March 30 -- John and Theresa Vanderheiden are desperate to find the body of their daughter Cyndi who was raped and murdered in 1998.

The family will reward $20,000 to anyone who can lead them to her body except the one person who wants to take their offer: the man convicted of perpetrating the horrible crime.

The man is Wesley Shermantine, an inmate at Santa Clara County Main Jail in San Jose, Calif. He says he knows where Cyndi's body is as well as the body of Chevy Wheeler whom he is convicted of murdering in 1985. To divulge the information, he feels he can fairly claim the $20,000.

Cruel Taunts

Investigators speculate that over the last 15 years he hunted men and women alike in California's San Joaquin Valley, claiming as many as 20 other victims.
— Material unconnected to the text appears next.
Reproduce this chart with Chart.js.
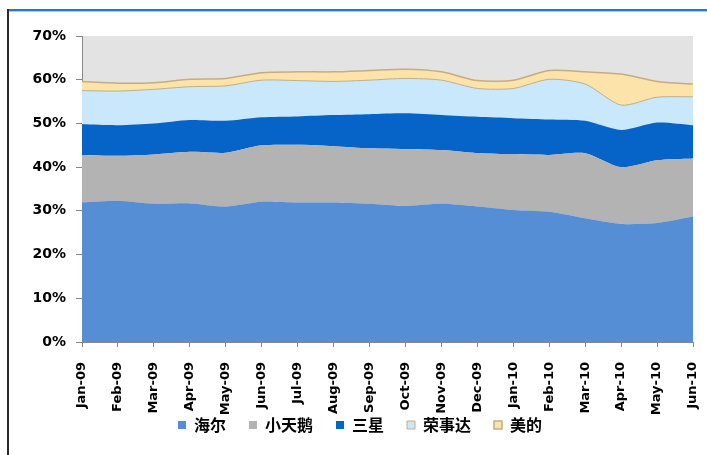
<!DOCTYPE html>
<html>
<head>
<meta charset="utf-8">
<script src="https://cdn.jsdelivr.net/npm/chart.js@4"></script>
<style>
    html, body { margin: 0; padding: 0; background: #fff; }
    #wrap { position: relative; width: 707px; height: 455px; overflow: hidden; }
    #frameTop { position: absolute; left: 7px; top: 9px; width: 700px; height: 2px; background: #1f7ad6; }
    #frameShade { position: absolute; left: 9px; top: 11px; width: 698px; height: 1px; background: #c8c8c8; }
    #frameLeft { position: absolute; left: 7px; top: 9px; width: 2px; height: 446px; background: #2a2a2a; }
    canvas { position: absolute; left: 0; top: 0; }
</style>
</head>
<body>
<div id="wrap">
    <canvas id="shareChart" width="707" height="455"></canvas>
    <div id="frameTop"></div>
    <div id="frameShade"></div>
    <div id="frameLeft"></div>
</div>
<script>
const months = ['Jan-09', 'Feb-09', 'Mar-09', 'Apr-09', 'May-09', 'Jun-09', 'Jul-09', 'Aug-09', 'Sep-09',
    'Oct-09', 'Nov-09', 'Dec-09', 'Jan-10', 'Feb-10', 'Mar-10', 'Apr-10', 'May-10', 'Jun-10'];

const haier     = [31.9, 32.3, 31.6, 31.7, 31.0, 32.1, 31.9, 31.9, 31.6, 31.1, 31.6, 31.0, 30.2, 29.8, 28.3, 27.0, 27.2, 28.7];
const xiaotiane = [10.9, 10.3, 11.3, 11.8, 12.3, 12.9, 13.2, 12.9, 12.7, 13.0, 12.3, 12.2, 12.8, 13.0, 14.9, 13.0, 14.4, 13.3];
const samsung   = [7.0, 7.0, 7.1, 7.3, 7.3, 6.4, 6.5, 7.1, 7.8, 8.2, 8.0, 8.3, 8.2, 8.1, 7.4, 8.5, 8.6, 7.6];
const rongshida = [7.7, 7.8, 7.8, 7.6, 8.0, 8.5, 8.2, 7.7, 7.8, 8.0, 8.0, 6.5, 6.8, 9.2, 8.4, 5.7, 5.8, 6.5];
const midea     = [2.1, 1.8, 1.5, 1.7, 1.7, 1.7, 2.0, 2.2, 2.2, 2.1, 1.9, 1.8, 1.9, 2.0, 2.8, 7.1, 3.6, 2.9];

const yTicks = [0, 10, 20, 30, 40, 50, 60, 70];

// gray plot background
const plotBg = {
    id: 'plotBg',
    beforeDraw(chart) {
        const a = chart.chartArea;
        const ctx = chart.ctx;
        ctx.save();
        ctx.fillStyle = '#e3e3e3';
        ctx.fillRect(a.left, a.top, a.right - a.left, a.bottom - a.top);
        ctx.restore();
    }
};

// legend sits a bit closer to the rotated month labels
const legendUp = {
    id: 'legendUp',
    afterLayout(chart) {
        chart.legend.top -= 24;
    }
};

function series(label, data, color, fill, border, bw) {
    return {
        label: label,
        data: data,
        backgroundColor: color,
        borderColor: border || color,
        borderWidth: bw || 0,
        fill: fill,
        pointRadius: 0,
        tension: 0.25
    };
}

const ctx = document.getElementById('shareChart').getContext('2d');
new Chart(ctx, {
    type: 'line',
    data: {
        labels: months,
        datasets: [
            series('海尔', haier, '#558ed5', 'origin'),
            series('小天鹅', xiaotiane, '#b3b3b3', '-1'),
            series('三星', samsung, '#0664c9', '-1'),
            series('荣事达', rongshida, '#c9e8fc', '-1', '#c4ad84', 1),
            series('美的', midea, '#fbe3a9', '-1', '#c4ad84', 1.5)
        ]
    },
    options: {
        responsive: false,
        animation: false,
        layout: { padding: { left: 27, right: 14, top: 36, bottom: 0 } },
        plugins: {
            tooltip: { enabled: false },
            legend: {
                position: 'bottom',
                maxHeight: 37,
                labels: {
                    boxWidth: 8,
                    boxHeight: 8,
                    padding: 23,
                    color: '#000',
                    font: { family: '"Noto Sans CJK SC"', size: 16, weight: 'bold' }
                }
            }
        },
        scales: {
            x: {
                offset: false,
                afterFit(scale) {
                    scale.height = 76;
                    scale.paddingLeft = 0;
                    scale.paddingRight = 0;
                },
                grid: { drawOnChartArea: false, tickLength: 5, color: '#888' },
                border: { color: '#888' },
                ticks: {
                    autoSkip: false,
                    maxRotation: 90,
                    minRotation: 90,
                    padding: 15,
                    color: '#000',
                    font: { family: '"DejaVu Sans"', size: 13, weight: 'bold' }
                }
            },
            y: {
                stacked: true,
                min: 0,
                max: 70,
                afterFit(scale) { scale.width = 55; },
                afterBuildTicks(scale) { scale.ticks = yTicks.map(v => ({ value: v })); },
                grid: { drawOnChartArea: false, tickLength: 6, color: '#888' },
                border: { color: '#888' },
                ticks: {
                    padding: 10,
                    color: '#000',
                    font: { family: '"DejaVu Sans"', size: 14, weight: 'bold' },
                    callback: v => v + '%'
                }
            }
        }
    },
    plugins: [plotBg, legendUp]
});
</script>
</body>
</html>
Last February he was sentenced to death after a jury found him guilty of killing Paul Cavanaugh, 31, Howard King, 35, Wheeler, 16, and Vanderheiden who was 25.

Cavanaugh and King were found shot to death on a quiet road, but the bodies of Wheeler and Vanderheiden are still missing. Their families, desperate for closure, are suffering the cruel taunts from Shermantine.

Det. Deborah Scheffel, one of the officers on the case, says Shermantine "has continued to be able to manipulate and control, from inside a jail cell." Sheffel says, "It is the most obscene thing I have ever heard of. It's just beyond words."

Families Come Together

Fifteen years ago, Paula and Raymond Wheeler's daughter, Chevy, disappeared after skipping school."I took her to school about 7:20 that day. I dropped her off, and she said, 'Bye mom. I love you and I'll call you at two.' And I turned around and went back and I never saw her again," Mrs. Wheeler remembers.

Authorities found traces of her blood in Shermantine's cabin, but since DNA testing was not yet available, the killer went unpunished for more than a decade.

"I knew who killed her ... and I couldn't do anything about it," says Mr. Wheeler.